--- Start of Supplied material ---

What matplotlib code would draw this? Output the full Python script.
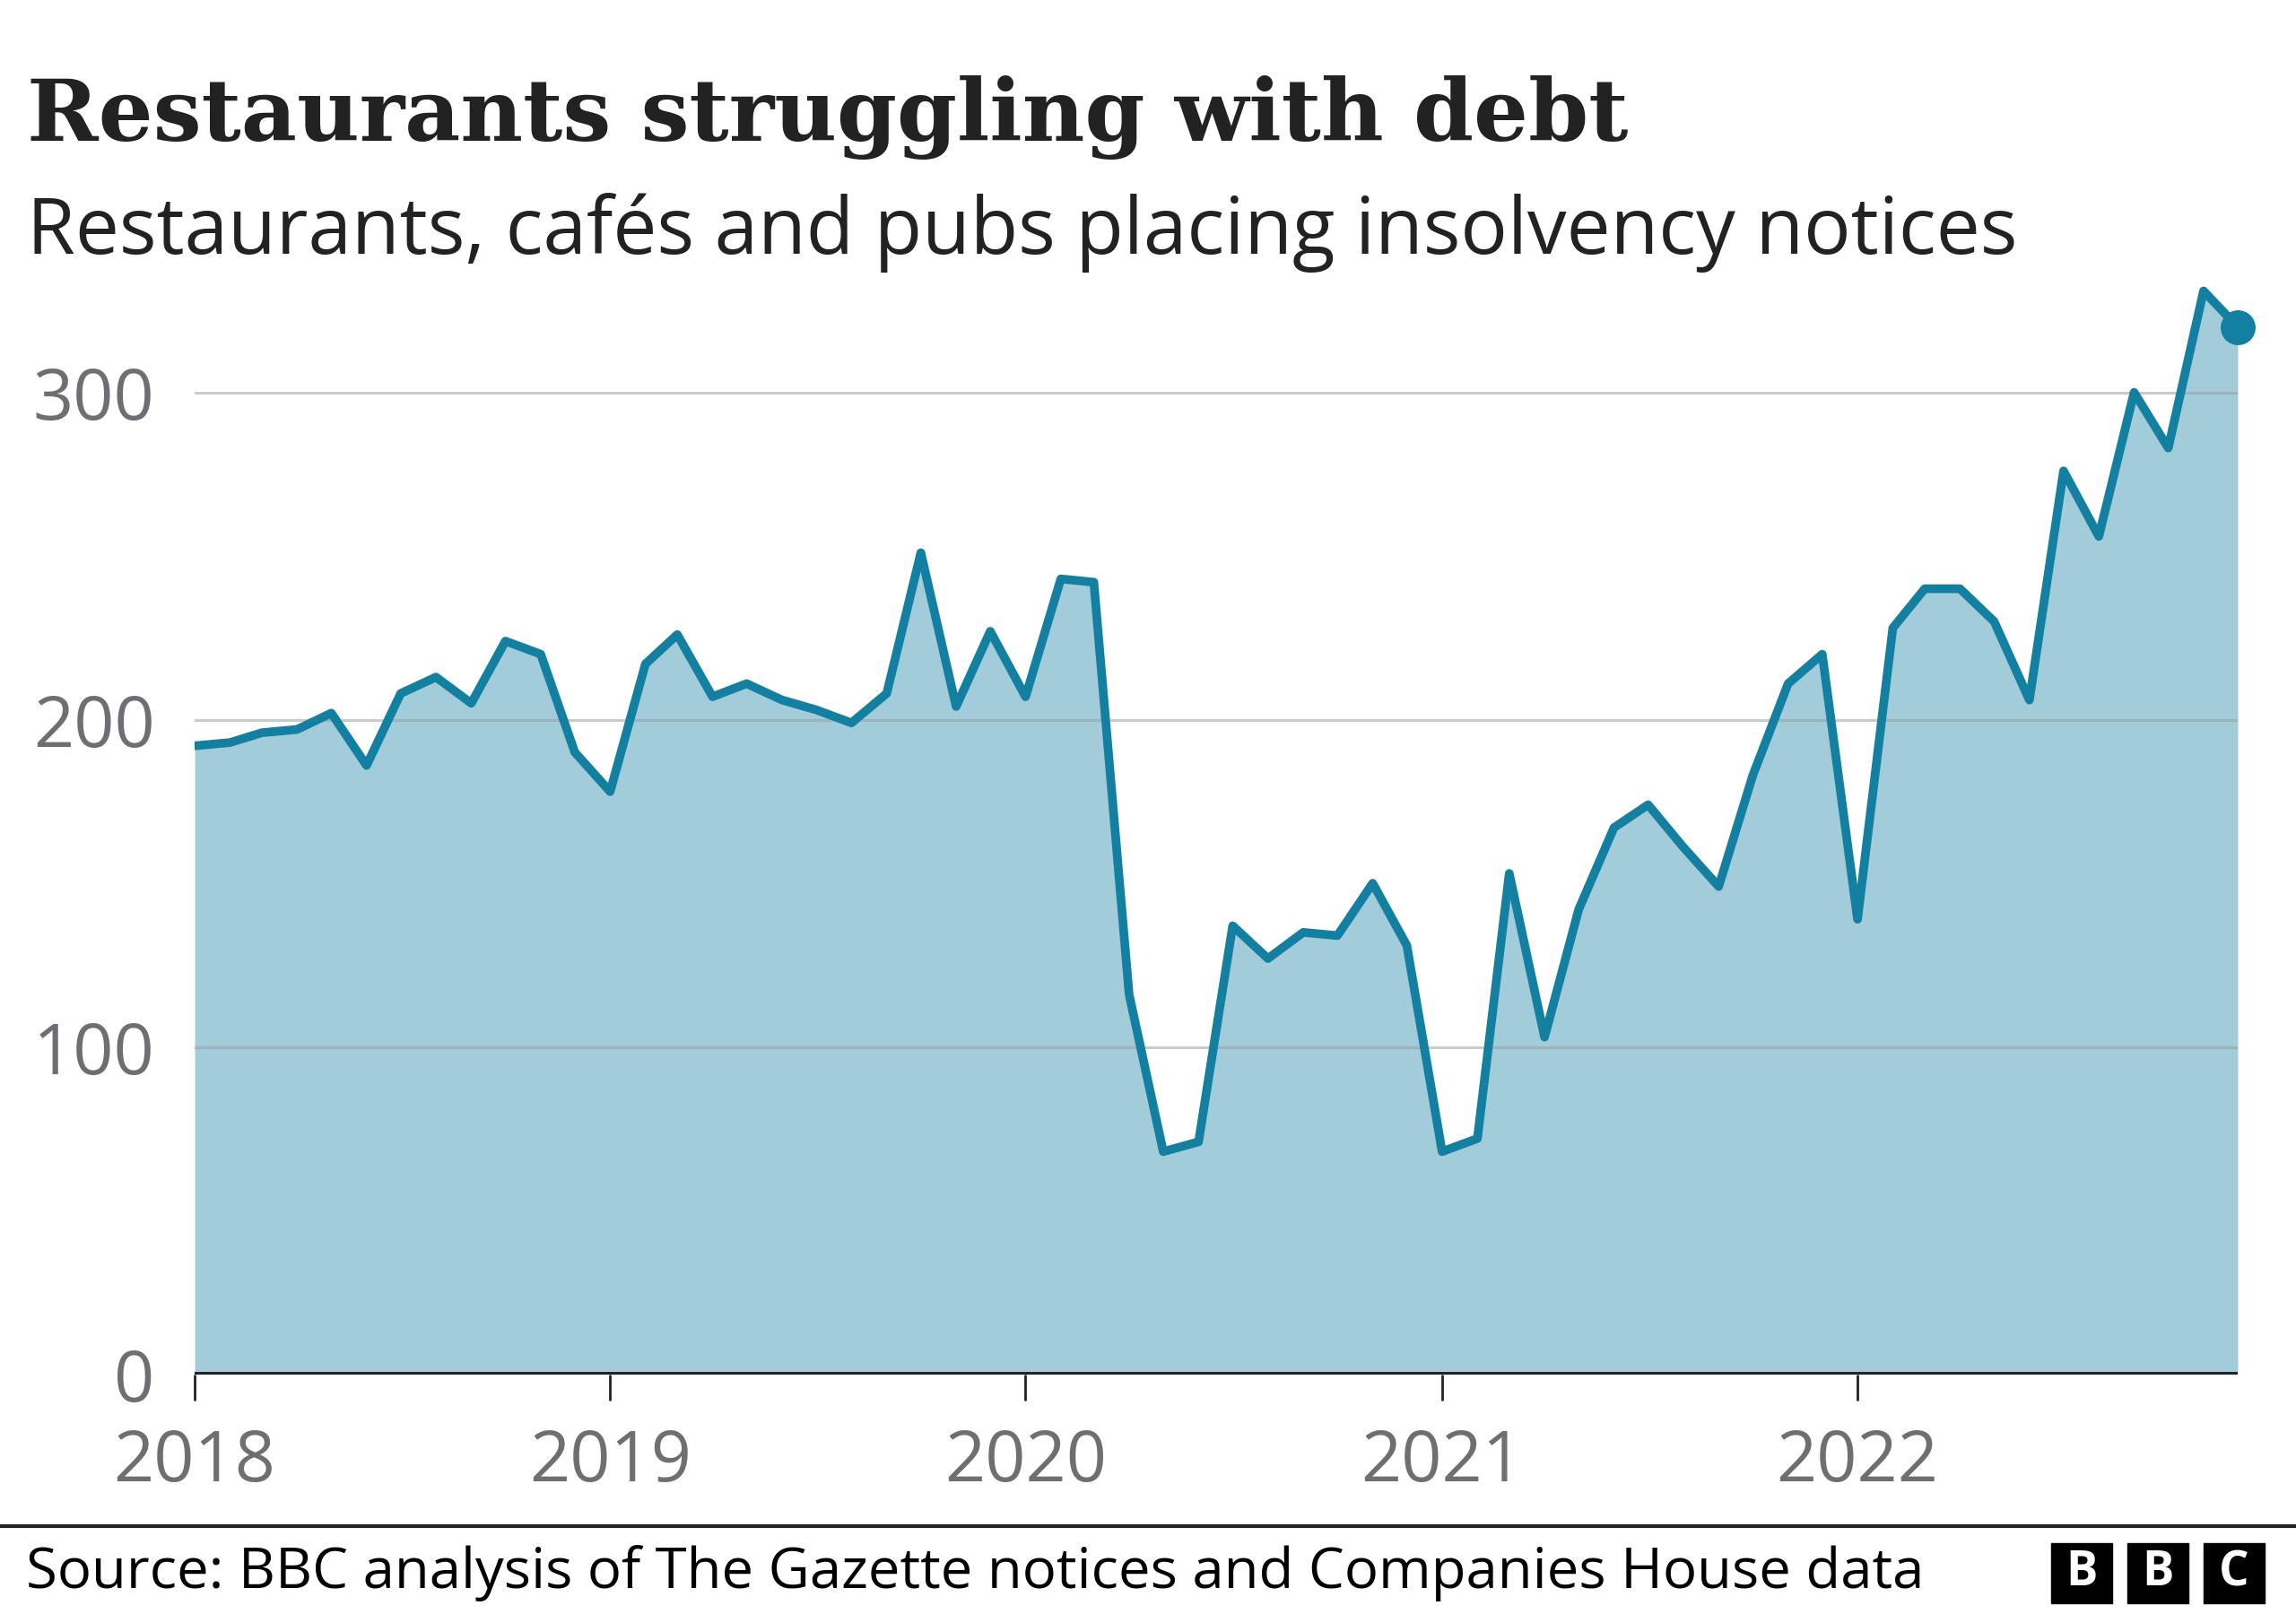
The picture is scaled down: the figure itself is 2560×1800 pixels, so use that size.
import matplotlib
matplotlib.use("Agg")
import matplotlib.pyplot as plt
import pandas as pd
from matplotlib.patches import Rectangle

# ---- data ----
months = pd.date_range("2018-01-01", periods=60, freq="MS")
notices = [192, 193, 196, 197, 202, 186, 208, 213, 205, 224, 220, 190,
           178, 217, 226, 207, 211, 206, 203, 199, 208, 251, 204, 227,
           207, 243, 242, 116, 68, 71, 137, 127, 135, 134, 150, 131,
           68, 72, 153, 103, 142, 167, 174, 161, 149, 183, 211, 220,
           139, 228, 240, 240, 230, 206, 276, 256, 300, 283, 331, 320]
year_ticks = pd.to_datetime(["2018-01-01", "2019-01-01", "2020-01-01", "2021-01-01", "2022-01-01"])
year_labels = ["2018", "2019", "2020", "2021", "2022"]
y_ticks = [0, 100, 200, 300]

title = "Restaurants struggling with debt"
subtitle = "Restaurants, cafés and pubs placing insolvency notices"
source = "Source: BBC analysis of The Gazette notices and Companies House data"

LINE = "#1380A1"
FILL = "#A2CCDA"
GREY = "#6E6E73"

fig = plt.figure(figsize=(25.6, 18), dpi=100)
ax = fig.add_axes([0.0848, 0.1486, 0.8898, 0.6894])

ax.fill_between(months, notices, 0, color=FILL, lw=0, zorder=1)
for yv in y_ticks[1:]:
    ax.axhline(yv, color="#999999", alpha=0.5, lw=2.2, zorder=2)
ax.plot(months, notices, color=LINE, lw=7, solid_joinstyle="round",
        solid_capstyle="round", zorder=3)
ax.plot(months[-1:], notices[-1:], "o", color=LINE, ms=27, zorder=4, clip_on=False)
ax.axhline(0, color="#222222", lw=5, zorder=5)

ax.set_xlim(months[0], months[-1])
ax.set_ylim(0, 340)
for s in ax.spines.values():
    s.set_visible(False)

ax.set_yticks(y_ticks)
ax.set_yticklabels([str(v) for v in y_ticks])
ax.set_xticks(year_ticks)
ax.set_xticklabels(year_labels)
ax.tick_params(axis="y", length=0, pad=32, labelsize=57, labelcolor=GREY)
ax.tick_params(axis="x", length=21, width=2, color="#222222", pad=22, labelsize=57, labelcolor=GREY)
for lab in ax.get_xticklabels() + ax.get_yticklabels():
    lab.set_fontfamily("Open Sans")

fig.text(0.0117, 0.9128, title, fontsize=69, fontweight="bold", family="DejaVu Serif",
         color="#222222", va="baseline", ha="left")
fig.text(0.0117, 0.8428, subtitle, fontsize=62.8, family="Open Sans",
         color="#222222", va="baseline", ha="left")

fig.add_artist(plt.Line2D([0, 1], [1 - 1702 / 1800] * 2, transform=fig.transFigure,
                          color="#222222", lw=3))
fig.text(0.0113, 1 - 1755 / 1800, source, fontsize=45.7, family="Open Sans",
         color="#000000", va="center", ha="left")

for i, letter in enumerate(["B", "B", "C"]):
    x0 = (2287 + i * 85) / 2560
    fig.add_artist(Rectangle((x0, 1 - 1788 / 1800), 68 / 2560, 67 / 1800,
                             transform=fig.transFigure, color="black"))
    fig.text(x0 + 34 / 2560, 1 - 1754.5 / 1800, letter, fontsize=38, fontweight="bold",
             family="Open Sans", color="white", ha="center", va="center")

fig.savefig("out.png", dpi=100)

--- End of Supplied material ---

◆ **Instructions to follow**:
Reproduce all of the material exactly, apart from the pictures.

◆ **Final result**:
What matplotlib code would draw this? Output the full Python script.
The picture is scaled down: the figure itself is 2560×1800 pixels, so use that size.
import matplotlib
matplotlib.use("Agg")
import matplotlib.pyplot as plt
import pandas as pd
from matplotlib.patches import Rectangle

# ---- data ----
months = pd.date_range("2018-01-01", periods=60, freq="MS")
notices = [192, 193, 196, 197, 202, 186, 208, 213, 205, 224, 220, 190,
           178, 217, 226, 207, 211, 206, 203, 199, 208, 251, 204, 227,
           207, 243, 242, 116, 68, 71, 137, 127, 135, 134, 150, 131,
           68, 72, 153, 103, 142, 167, 174, 161, 149, 183, 211, 220,
           139, 228, 240, 240, 230, 206, 276, 256, 300, 283, 331, 320]
year_ticks = pd.to_datetime(["2018-01-01", "2019-01-01", "2020-01-01", "2021-01-01", "2022-01-01"])
year_labels = ["2018", "2019", "2020", "2021", "2022"]
y_ticks = [0, 100, 200, 300]

title = "Restaurants struggling with debt"
subtitle = "Restaurants, cafés and pubs placing insolvency notices"
source = "Source: BBC analysis of The Gazette notices and Companies House data"

LINE = "#1380A1"
FILL = "#A2CCDA"
GREY = "#6E6E73"

fig = plt.figure(figsize=(25.6, 18), dpi=100)
ax = fig.add_axes([0.0848, 0.1486, 0.8898, 0.6894])

ax.fill_between(months, notices, 0, color=FILL, lw=0, zorder=1)
for yv in y_ticks[1:]:
    ax.axhline(yv, color="#999999", alpha=0.5, lw=2.2, zorder=2)
ax.plot(months, notices, color=LINE, lw=7, solid_joinstyle="round",
        solid_capstyle="round", zorder=3)
ax.plot(months[-1:], notices[-1:], "o", color=LINE, ms=27, zorder=4, clip_on=False)
ax.axhline(0, color="#222222", lw=5, zorder=5)

ax.set_xlim(months[0], months[-1])
ax.set_ylim(0, 340)
for s in ax.spines.values():
    s.set_visible(False)

ax.set_yticks(y_ticks)
ax.set_yticklabels([str(v) for v in y_ticks])
ax.set_xticks(year_ticks)
ax.set_xticklabels(year_labels)
ax.tick_params(axis="y", length=0, pad=32, labelsize=57, labelcolor=GREY)
ax.tick_params(axis="x", length=21, width=2, color="#222222", pad=22, labelsize=57, labelcolor=GREY)
for lab in ax.get_xticklabels() + ax.get_yticklabels():
    lab.set_fontfamily("Open Sans")

fig.text(0.0117, 0.9128, title, fontsize=69, fontweight="bold", family="DejaVu Serif",
         color="#222222", va="baseline", ha="left")
fig.text(0.0117, 0.8428, subtitle, fontsize=62.8, family="Open Sans",
         color="#222222", va="baseline", ha="left")

fig.add_artist(plt.Line2D([0, 1], [1 - 1702 / 1800] * 2, transform=fig.transFigure,
                          color="#222222", lw=3))
fig.text(0.0113, 1 - 1755 / 1800, source, fontsize=45.7, family="Open Sans",
         color="#000000", va="center", ha="left")

for i, letter in enumerate(["B", "B", "C"]):
    x0 = (2287 + i * 85) / 2560
    fig.add_artist(Rectangle((x0, 1 - 1788 / 1800), 68 / 2560, 67 / 1800,
                             transform=fig.transFigure, color="black"))
    fig.text(x0 + 34 / 2560, 1 - 1754.5 / 1800, letter, fontsize=38, fontweight="bold",
             family="Open Sans", color="white", ha="center", va="center")

fig.savefig("out.png", dpi=100)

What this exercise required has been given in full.